AIM OF THE EXERCISE:
Leave every picture out and write out the records below exactly.

EXTRACTED MATERIAL:
━━━━━━━━
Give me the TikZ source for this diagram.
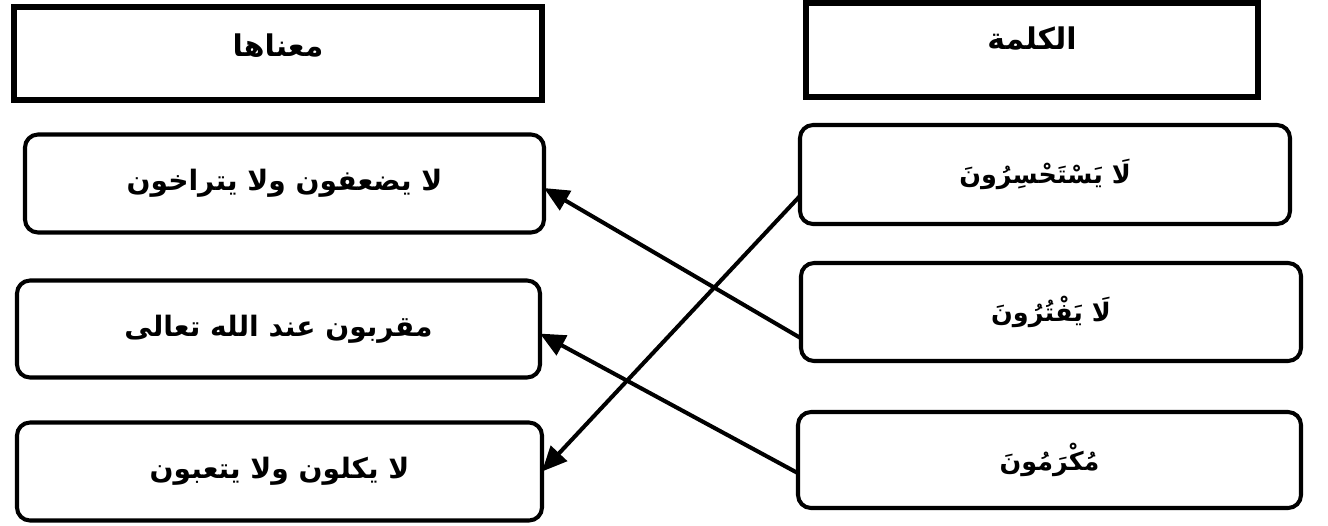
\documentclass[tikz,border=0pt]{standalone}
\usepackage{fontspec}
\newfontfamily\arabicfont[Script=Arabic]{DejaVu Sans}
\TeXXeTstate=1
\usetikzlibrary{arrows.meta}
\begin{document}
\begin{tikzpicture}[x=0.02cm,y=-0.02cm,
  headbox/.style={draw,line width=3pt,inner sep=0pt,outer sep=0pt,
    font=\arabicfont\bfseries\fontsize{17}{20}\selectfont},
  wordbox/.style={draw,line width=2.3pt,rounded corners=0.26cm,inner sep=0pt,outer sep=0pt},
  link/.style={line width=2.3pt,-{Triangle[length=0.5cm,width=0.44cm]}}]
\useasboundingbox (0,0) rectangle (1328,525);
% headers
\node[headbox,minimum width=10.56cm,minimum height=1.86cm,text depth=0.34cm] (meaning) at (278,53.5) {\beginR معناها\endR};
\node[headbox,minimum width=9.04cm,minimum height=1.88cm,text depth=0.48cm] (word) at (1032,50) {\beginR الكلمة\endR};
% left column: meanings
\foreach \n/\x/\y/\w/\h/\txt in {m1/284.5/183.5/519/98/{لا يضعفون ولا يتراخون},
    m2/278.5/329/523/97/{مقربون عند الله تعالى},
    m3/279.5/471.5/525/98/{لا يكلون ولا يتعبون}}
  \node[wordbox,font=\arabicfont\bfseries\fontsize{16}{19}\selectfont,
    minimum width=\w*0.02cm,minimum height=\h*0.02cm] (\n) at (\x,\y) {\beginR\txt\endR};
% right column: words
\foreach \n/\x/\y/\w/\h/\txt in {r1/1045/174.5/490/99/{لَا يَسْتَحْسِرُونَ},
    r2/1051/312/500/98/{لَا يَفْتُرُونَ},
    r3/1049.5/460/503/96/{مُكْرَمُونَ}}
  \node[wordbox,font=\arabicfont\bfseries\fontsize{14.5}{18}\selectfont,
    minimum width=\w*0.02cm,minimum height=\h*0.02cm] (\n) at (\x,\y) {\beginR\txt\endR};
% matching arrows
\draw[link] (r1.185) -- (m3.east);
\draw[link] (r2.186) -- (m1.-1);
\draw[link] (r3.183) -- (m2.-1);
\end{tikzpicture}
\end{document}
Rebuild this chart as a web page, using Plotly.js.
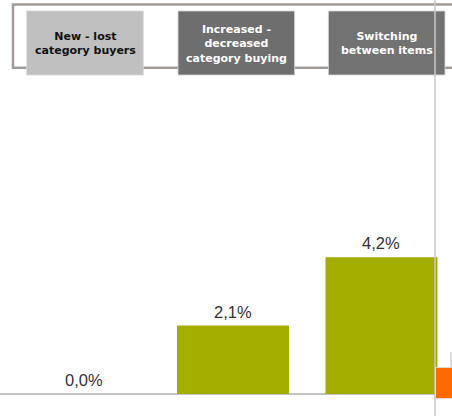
━━━━━━━━
ANSWER TO THE PROBLEM:
Give me the TikZ source for this diagram.
\documentclass[tikz,border=0pt]{standalone}
\usepackage{fontspec}
\newfontfamily\arabicfont[Script=Arabic]{DejaVu Sans}
\TeXXeTstate=1
\usetikzlibrary{arrows.meta}
\begin{document}
\begin{tikzpicture}[x=0.02cm,y=-0.02cm,
  headbox/.style={draw,line width=3pt,inner sep=0pt,outer sep=0pt,
    font=\arabicfont\bfseries\fontsize{17}{20}\selectfont},
  wordbox/.style={draw,line width=2.3pt,rounded corners=0.26cm,inner sep=0pt,outer sep=0pt},
  link/.style={line width=2.3pt,-{Triangle[length=0.5cm,width=0.44cm]}}]
\useasboundingbox (0,0) rectangle (1328,525);
% headers
\node[headbox,minimum width=10.56cm,minimum height=1.86cm,text depth=0.34cm] (meaning) at (278,53.5) {\beginR معناها\endR};
\node[headbox,minimum width=9.04cm,minimum height=1.88cm,text depth=0.48cm] (word) at (1032,50) {\beginR الكلمة\endR};
% left column: meanings
\foreach \n/\x/\y/\w/\h/\txt in {m1/284.5/183.5/519/98/{لا يضعفون ولا يتراخون},
    m2/278.5/329/523/97/{مقربون عند الله تعالى},
    m3/279.5/471.5/525/98/{لا يكلون ولا يتعبون}}
  \node[wordbox,font=\arabicfont\bfseries\fontsize{16}{19}\selectfont,
    minimum width=\w*0.02cm,minimum height=\h*0.02cm] (\n) at (\x,\y) {\beginR\txt\endR};
% right column: words
\foreach \n/\x/\y/\w/\h/\txt in {r1/1045/174.5/490/99/{لَا يَسْتَحْسِرُونَ},
    r2/1051/312/500/98/{لَا يَفْتُرُونَ},
    r3/1049.5/460/503/96/{مُكْرَمُونَ}}
  \node[wordbox,font=\arabicfont\bfseries\fontsize{14.5}{18}\selectfont,
    minimum width=\w*0.02cm,minimum height=\h*0.02cm] (\n) at (\x,\y) {\beginR\txt\endR};
% matching arrows
\draw[link] (r1.185) -- (m3.east);
\draw[link] (r2.186) -- (m1.-1);
\draw[link] (r3.183) -- (m2.-1);
\end{tikzpicture}
\end{document}
Rebuild this chart as a web page, using Plotly.js.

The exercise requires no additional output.